Far too many people get so caught up in financial survival that they fail to look ahead. This is especially true when it comes to buying life insurance. As I’ve written about before, far too many people rely on their employer-sponsored life insurance plan without realizing it doesn’t offer anything close to what they need.
If you don’t have enough life insurance, however, you could be setting your family up for a world of hurt. Without your income to rely on, your family could easily wind up struggling or even broke. If you don’t want to face this one, you’re definitely in denial.
One of the most loving financial moves you can make for your family is to buy a simple and affordable term life insurance policy. But, financial advisor David G. Niggel of Key Wealth Partners in Lancaster, PA suggests asking some important questions first.
For example, do you want to help your children pay for college? Do you want your family to be able to remain in your current home? How much money do you currently earn, and how long do you need to replace that income?
These questions and others are a good place to start when you’re figuring out how much life insurance to buy.
But beyond these superficial questions, you should also dig a little deeper into the financial implications of your death, notes financial advisor Don Roork of AssetDynamics Wealth Management in Toledo, Ohio.
For example, what happens if you give X amount of money to a person in your family when you die? What’s the worst that can happen? Also, you should consider how you want your assets allocated to your children. You may love them all equally, but does that mean you shouldn’t treat them uniquely?
Even if you don’t have a huge portfolio, you don’t want the kids arguing over your ’57 Chevy or anything else. The best way to avoid confusion is to outline your wishes by creating a will. Estate planning is also important because it goes beyond your will to discuss who gets specific items, how you’ll minimize taxes, and how your wealth (no matter how small) should be transferred to the next generation.
Question: #5: When do I want to retire?
Since almost half of Americans don’t have a dime saved for retirement, it’s safe to assume at least half of us are in denial. You can’t continue working forever, yet many of us refuse to think that far ahead.
Unfortunately, not having a goal in mind makes it that much harder to save and plan. Without a date or range of dates, you don’t have any idea how much you need to save or what kind of returns you need. And, as we all know, failing to plan also means planning to fail.
Once you pull yourself out of the deceitful web of denial, it’s important to define what retirement means to you, says Arizona financial planner Charles C. Scott.
Is your goal quitting your job to do something else you’re more passionate about? Or, do you simply hope to get away from the hassle and pain of working at something that you don’t enjoy anymore? Maybe your goal is simply building enough cash so that if you decide to retire, you can.

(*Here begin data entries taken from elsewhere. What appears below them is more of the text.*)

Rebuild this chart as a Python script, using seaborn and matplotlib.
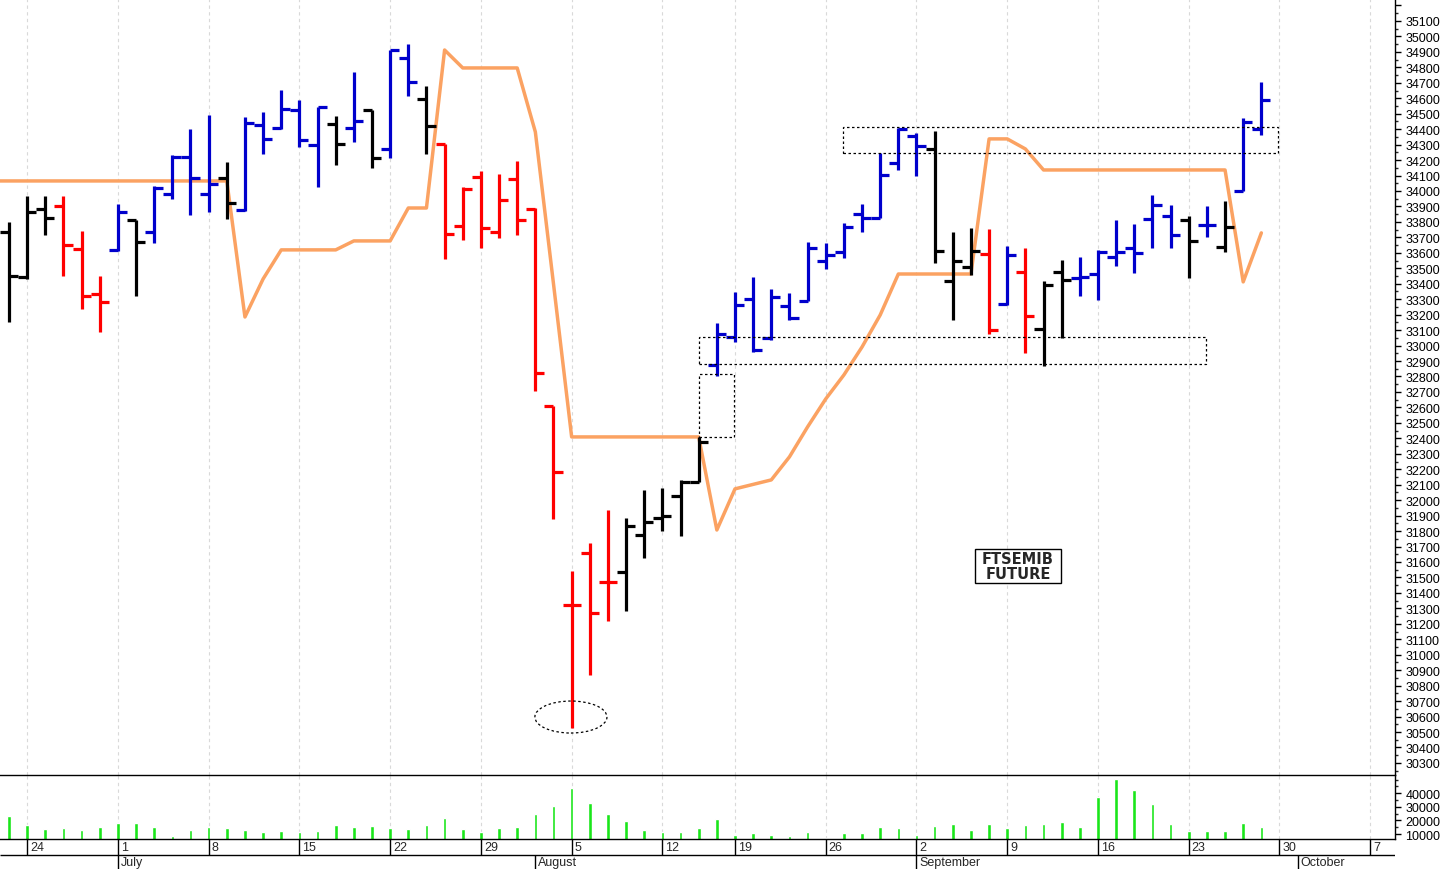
import numpy as np
import pandas as pd
import matplotlib
matplotlib.use("Agg")
import matplotlib.pyplot as plt
import seaborn as sns
from matplotlib.patches import Rectangle, Ellipse
from matplotlib.ticker import MultipleLocator, FixedLocator, FuncFormatter

# ---------------- data ----------------
trading_days = [d for d in pd.bdate_range("2024-06-21", "2024-10-11")
                if d != pd.Timestamp("2024-08-15")]

opens = [33735, 33444, 33884, 33903, 33625, 33334, 33619, 33813, 33735, 33981,
         34220, 33981, 34084, 33877, 34427, 34408, 34524, 34298, 34434, 34408,
         34524, 34272, 34861, 34595, 34304, 33774, 34091, 33735, 34078, 33884,
         32609, 31322, 31659, 31471, 31536, 31775, 31885, 32027, 32118, 32875,
         33056, 33302, 33049, 33256, 33289, 33547, 33606, 33851, 33826, 34181,
         34356, 34272, 33418, 33509, 33593, 33269, 33476, 33108, 33476, 33437,
         33463, 33573, 33632, 33819, 33839, 33813, 33780, 33638, 34000, 34401]
highs = [33800, 33968, 33968, 33968, 33741, 33450, 33916, 33813, 34033, 34233,
         34401, 34492, 34188, 34479, 34511, 34654, 34589, 34544, 34485, 34770,
         34524, 34912, 34951, 34680, 34304, 34026, 34130, 34110, 34194, 33890,
         32609, 31542, 31723, 31937, 31885, 32066, 32079, 32131, 32409, 33146,
         33347, 33444, 33366, 33340, 33670, 33664, 33793, 33916, 34246, 34408,
         34375, 34388, 33735, 33761, 33754, 33644, 33632, 33418, 33554, 33573,
         33619, 33813, 33787, 33974, 33910, 33839, 33903, 33936, 34473, 34705]
lows = [33153, 33431, 33716, 33450, 33237, 33088, 33612, 33321, 33664, 33949,
        33845, 33864, 33819, 33871, 34240, 34401, 34285, 34026, 34168, 34317,
        34149, 34214, 34615, 34240, 33560, 33683, 33632, 33696, 33716, 32706,
        31878, 30526, 30869, 31219, 31283, 31626, 31801, 31768, 32118, 32803,
        33023, 32959, 33036, 33166, 33289, 33496, 33567, 33735, 33826, 34136,
        34097, 33534, 33166, 33457, 33075, 33263, 32952, 32868, 33049, 33321,
        33295, 33515, 33470, 33632, 33632, 33437, 33703, 33606, 34000, 34363]
closes = [33450, 33864, 33826, 33651, 33321, 33282, 33864, 33670, 34020, 34220,
          34084, 34046, 33923, 34440, 34337, 34531, 34330, 34544, 34304, 34453,
          34214, 34912, 34705, 34421, 33722, 34013, 33761, 33942, 33813, 32823,
          32182, 31322, 31270, 31471, 31833, 31859, 31898, 32118, 32377, 33075,
          33263, 32972, 33315, 33179, 33632, 33586, 33767, 33826, 34104, 34401,
          34291, 33612, 33547, 33612, 33101, 33586, 33192, 33392, 33425, 33444,
          33606, 33606, 33599, 33910, 33716, 33677, 33780, 33767, 34447, 34589]
bar_colors = list("kkkrrrbkbbbbkbbbbbkbkbbkrrrrrrrrrrkkkkkbbbbbbbbbbbbkkkrbrkkbbbbbbkbkbb")

# indicator value for the session before the first bar, then one per bar
orange_prev = 34065
orange_line = [34065, 34065, 34065, 34065, 34065, 34065, 34065, 34065, 34065, 34065,
               34065, 34065, 34065, 33185, 33431, 33619, 33619, 33619, 33619, 33677,
               33677, 33677, 33890, 33890, 34912, 34796, 34796, 34796, 34796, 34382,
               33399, 32409, 32409, 32409, 32409, 32409, 32409, 32409, 32409, 31807,
               32073, 32102, 32131, 32280, 32474, 32655, 32810, 32991, 33198, 33463,
               33463, 33463, 33463, 33463, 34337, 34337, 34272, 34136, 34136, 34136,
               34136, 34136, 34136, 34136, 34136, 34136, 34136, 34136, 33412, 33729]

volume = [23000, 16600, 13450, 14200, 12700, 14900, 18100, 18100, 14900, 8300,
          13200, 14900, 14200, 12700, 11200, 12000, 11500, 12200, 16600, 15100,
          15600, 14200, 13450, 16600, 21800, 13450, 11500, 14200, 14900, 24700,
          30400, 43600, 32800, 24700, 19600, 13000, 11200, 11500, 14500, 21000,
          9500, 10700, 9300, 8800, 11200, 6800, 10500, 10500, 14900, 14200,
          9500, 15600, 17400, 12700, 17400, 14400, 16600, 17400, 18600, 15400,
          37000, 50400, 42600, 32300, 17100, 12400, 12400, 12400, 18100, 15400]

month_names = ["July", "August", "September", "October"]

# annotations (x in bar index units, y in price)
zone_boxes = [(45.95, 69.92, 34246, 34414),
              (38.02, 65.95, 32881, 33056),
              (38.02, 39.94, 32409, 32816)]
low_ellipse = (30.96, 30597, 3.97, 207)
label_box = (53.22, 57.96, 31464, 31684)
label_text = "FTSEMIB\nFUTURE"

# ---------------- style ----------------
sns.set_style("white")
plt.rcParams['font.family'] = ['Liberation Sans', 'DejaVu Sans']

color_map = {'k': '#000000', 'r': '#FF0000', 'b': '#0000CC'}
cols = [color_map[c] for c in bar_colors]
idx = np.arange(len(closes))

W, H = 1445, 870
fig = plt.figure(figsize=(W / 100, H / 100), dpi=100)
axw = 1395 / W
ax_p = fig.add_axes([0, 94 / H, axw, 776 / H])
ax_v = fig.add_axes([0, 30 / H, axw, 64 / H])
ax_d = fig.add_axes([0, 0, axw, 30 / H])
x0, x1 = -9 / 18.15, (1395 - 9) / 18.15

mondays = [i for i, d in enumerate(trading_days) if d.weekday() == 0]
month_starts = [i for i in range(1, len(trading_days))
                if trading_days[i].month != trading_days[i - 1].month]

p_lim = (30222, 35242)
v_lim = (6324, 53383)

# grid
for ax, lim in ((ax_p, p_lim), (ax_v, v_lim)):
    ax.set_xlim(x0, x1)
    ax.set_ylim(*lim)
    ax.vlines(mondays, lim[0], lim[1], colors='#d9d9d9',
              linestyles=(0, (3, 3)), lw=0.8, zorder=0)

# orange indicator line
o_x = np.concatenate([[-1], idx])
o_y = [orange_prev] + orange_line
sns.lineplot(x=o_x, y=o_y, ax=ax_p, color='#FBA262', lw=2.5, zorder=2)
ax_p.set_xlim(x0, x1)

# OHLC bars
lw = 2.3
ax_p.vlines(idx, lows, highs, colors=cols, lw=lw, zorder=3)
ax_p.hlines(opens, idx - 0.5, idx, colors=cols, lw=lw, zorder=3)
ax_p.hlines(closes, idx, idx + 0.5, colors=cols, lw=lw, zorder=3)

# dotted zones
for (xa, xb, ya, yb) in zone_boxes:
    ax_p.add_patch(Rectangle((xa, ya), xb - xa, yb - ya, fill=False, ec='black',
                             lw=0.9, ls=(0, (2, 2)), zorder=4))
ex, ey, ew, eh = low_ellipse
ax_p.add_patch(Ellipse((ex, ey), ew, eh, fill=False, ec='black', lw=0.9,
                       ls=(0, (2, 2)), zorder=4))

# label box
bx0, bx1, by0, by1 = label_box
ax_p.add_patch(Rectangle((bx0, by0), bx1 - bx0, by1 - by0, fc='white', ec='black',
                         lw=1, zorder=5))
ax_p.text((bx0 + bx1) / 2, (by0 + by1) / 2, label_text, ha='center', va='center',
          fontsize=10.5, fontweight='bold', family=['DejaVu Sans'],
          linespacing=0.95, zorder=6)

ax_p.set_xlabel("")
ax_p.set_ylabel("")

# price axis
ax_p.yaxis.tick_right()
ax_p.yaxis.set_major_locator(MultipleLocator(100))
ax_p.yaxis.set_minor_locator(MultipleLocator(50))
ax_p.yaxis.set_major_formatter(FuncFormatter(lambda v, p: f"{v:.0f}" if v <= 35150 else ""))
ax_p.tick_params(axis='y', which='major', length=4.5, width=1, direction='out',
                 labelsize=9, pad=3, colors='black', right=True, left=False)
ax_p.tick_params(axis='y', which='minor', length=2.5, width=1, direction='out',
                 right=True, left=False)
ax_p.set_xticks([])
for s in ('top', 'left', 'bottom'):
    ax_p.spines[s].set_visible(False)
ax_p.spines['right'].set_color('black')
ax_p.spines['right'].set_linewidth(1)

# volume
ax_v.bar(idx, volume, width=0.2, color='#1AE61A', zorder=2)
ax_v.yaxis.tick_right()
ax_v.yaxis.set_major_locator(FixedLocator([10000, 20000, 30000, 40000]))
ax_v.yaxis.set_minor_locator(MultipleLocator(5000))
ax_v.yaxis.set_major_formatter(FuncFormatter(lambda v, p: f"{v:.0f}"))
ax_v.tick_params(axis='y', which='major', length=4.5, width=1, direction='out',
                 labelsize=9, pad=3, colors='black', right=True, left=False)
ax_v.tick_params(axis='y', which='minor', length=2.5, width=1, direction='out',
                 right=True, left=False)
ax_v.set_xticks([])
ax_v.spines['left'].set_visible(False)
for s in ('top', 'right', 'bottom'):
    ax_v.spines[s].set_color('black')
    ax_v.spines[s].set_linewidth(1)

# date axis
ax_d.set_xlim(x0, x1)
ax_d.set_ylim(0, 30)
ax_d.axis('off')
ax_d.hlines(14, x0, x1, colors='black', lw=1)
ax_d.vlines(mondays, 14, 30, colors='black', lw=1)
ax_d.vlines(month_starts, 0, 14, colors='black', lw=1)
off = 3 / 18.15
for m in mondays:
    ax_d.text(m + off, 21.5, str(trading_days[m].day), ha='left', va='center', fontsize=9)
for ms, name in zip(month_starts, month_names):
    ax_d.text(ms + off, 6.5, name, ha='left', va='center', fontsize=9)

fig.savefig("out.png", dpi=100)
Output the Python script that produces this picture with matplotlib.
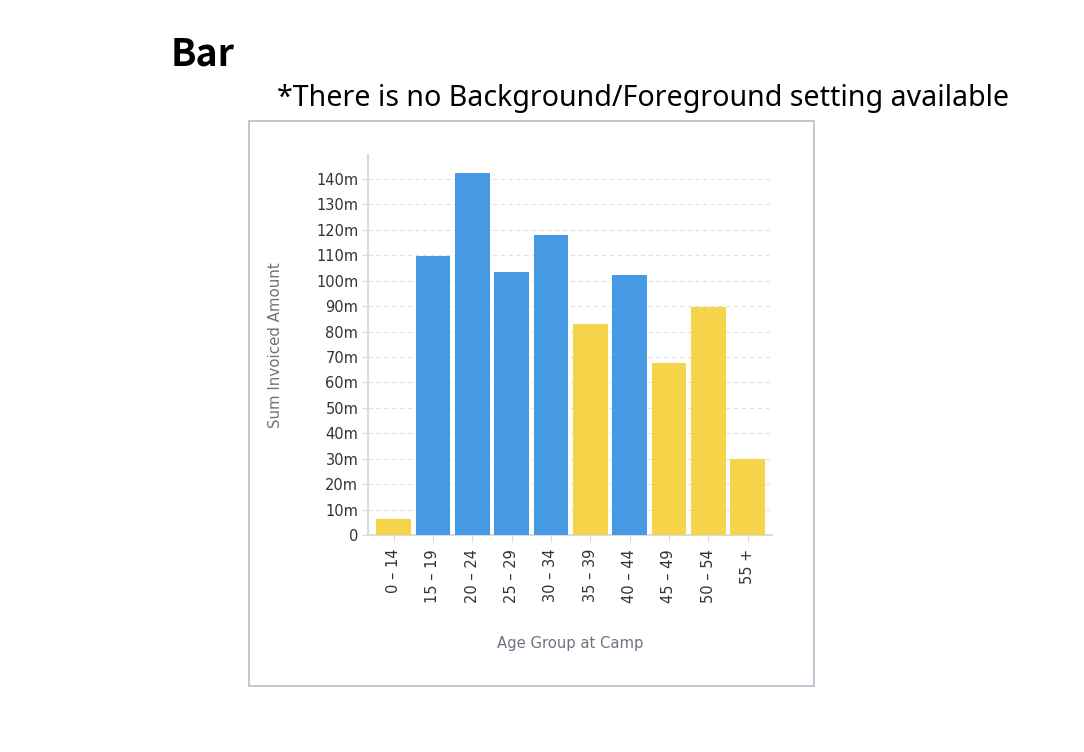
import matplotlib.pyplot as plt
from matplotlib.patches import Rectangle
from matplotlib.ticker import FuncFormatter, MultipleLocator

# data (millions)
age_groups = ["0 – 14", "15 – 19", "20 – 24", "25 – 29", "30 – 34",
              "35 – 39", "40 – 44", "45 – 49", "50 – 54", "55 +"]
invoiced_m = [6.3, 109.7, 142.3, 103.4, 118.0, 83.0, 102.2, 67.6, 89.7, 29.9]
highlight = [True, False, False, False, False, True, False, True, True, True]

blue = "#4699e3"
yellow = "#f6d449"
colors = [yellow if h else blue for h in highlight]

plt.rcParams["font.family"] = ["DejaVu Sans"]

fig = plt.figure(figsize=(10.84, 7.52), dpi=100)

# headings
fig.text(171 / 1084, 1 - 65 / 752, "Bar", fontsize=27, fontweight="bold",
         family=["Noto Sans CJK JP", "DejaVu Sans"], color="black")
fig.text(277 / 1084, 1 - 106 / 752,
         "*There is no Background/Foreground setting available",
         fontsize=20.6, family=["Noto Sans", "DejaVu Sans"], color="black")

# panel border
fig.patches.append(Rectangle((248.5 / 1084, 1 - 685.5 / 752), 565 / 1084, 565 / 752,
                             transform=fig.transFigure, fill=False,
                             edgecolor="#b9bccb", linewidth=1.2))

ax = fig.add_axes([368 / 1084, 1 - 535 / 752, 404 / 1084, 380 / 752])
x = range(len(age_groups))
ax.bar(x, invoiced_m, width=0.88, color=colors, zorder=3)

ax.set_xlim(-0.65, 9.62)
ax.set_ylim(0, 149.4)
ax.yaxis.set_major_locator(MultipleLocator(10))
ax.yaxis.set_major_formatter(FuncFormatter(lambda v, p: "0" if v == 0 else f"{v:.0f}m"))
ax.set_xticks(list(x))
ax.set_xticklabels(age_groups, rotation=90)

ax.grid(axis="y", color="#dfdfe6", linestyle=(0, (4, 3)), linewidth=0.8, zorder=0)
for s in ["top", "right"]:
    ax.spines[s].set_visible(False)
for s in ["left", "bottom"]:
    ax.spines[s].set_color("#d9d9e2")
    ax.spines[s].set_linewidth(1.4)

ax.tick_params(axis="y", length=4, color="#d9d9e2", labelsize=10.5,
               labelcolor="#333333", pad=3)
ax.tick_params(axis="x", length=5, color="#d9d9e2", labelsize=10.5,
               labelcolor="#333333", pad=5)

ax.set_ylabel("Sum Invoiced Amount", fontsize=10.8, color="#707080", labelpad=24)
ax.set_xlabel("Age Group at Camp", fontsize=10.6, color="#707080", labelpad=24)

fig.savefig("out.png", dpi=100)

Either way, you’ll never get there if you never start thinking of retirement as a priority. Once it becomes a priority in your life, you’ll have no choice but to get to work.
Don’t know where to start? Consider meeting with a fee-only financial planner if you don’t have one. If your employer offers a 401(k) plan and you’re not taking advantage, make an appointment with your HR representative tomorrow. Then, show up.
If you want to retire one day, you can’t keep putting this off. You have to commit to a goal, then take actionable steps to get there. This involves more than hoping you’ll win the lottery someday, but some real thought and reflection. When it comes to retirement, you need something to strive for; you need a sense of purpose. Without one, you’re bound to keep putting off retirement until it’s too late.
It’s easy to get so caught up in everyday living that you forget about your future self. Unfortunately, years can pass in the blink of an eye. And if you’re not careful, it will become to late to get your financial life together.
Don’t continue living in denial when there is a much, much better way. Remember that small moves made daily can truly help you grow wealthy over time, but only if you have the courage to change.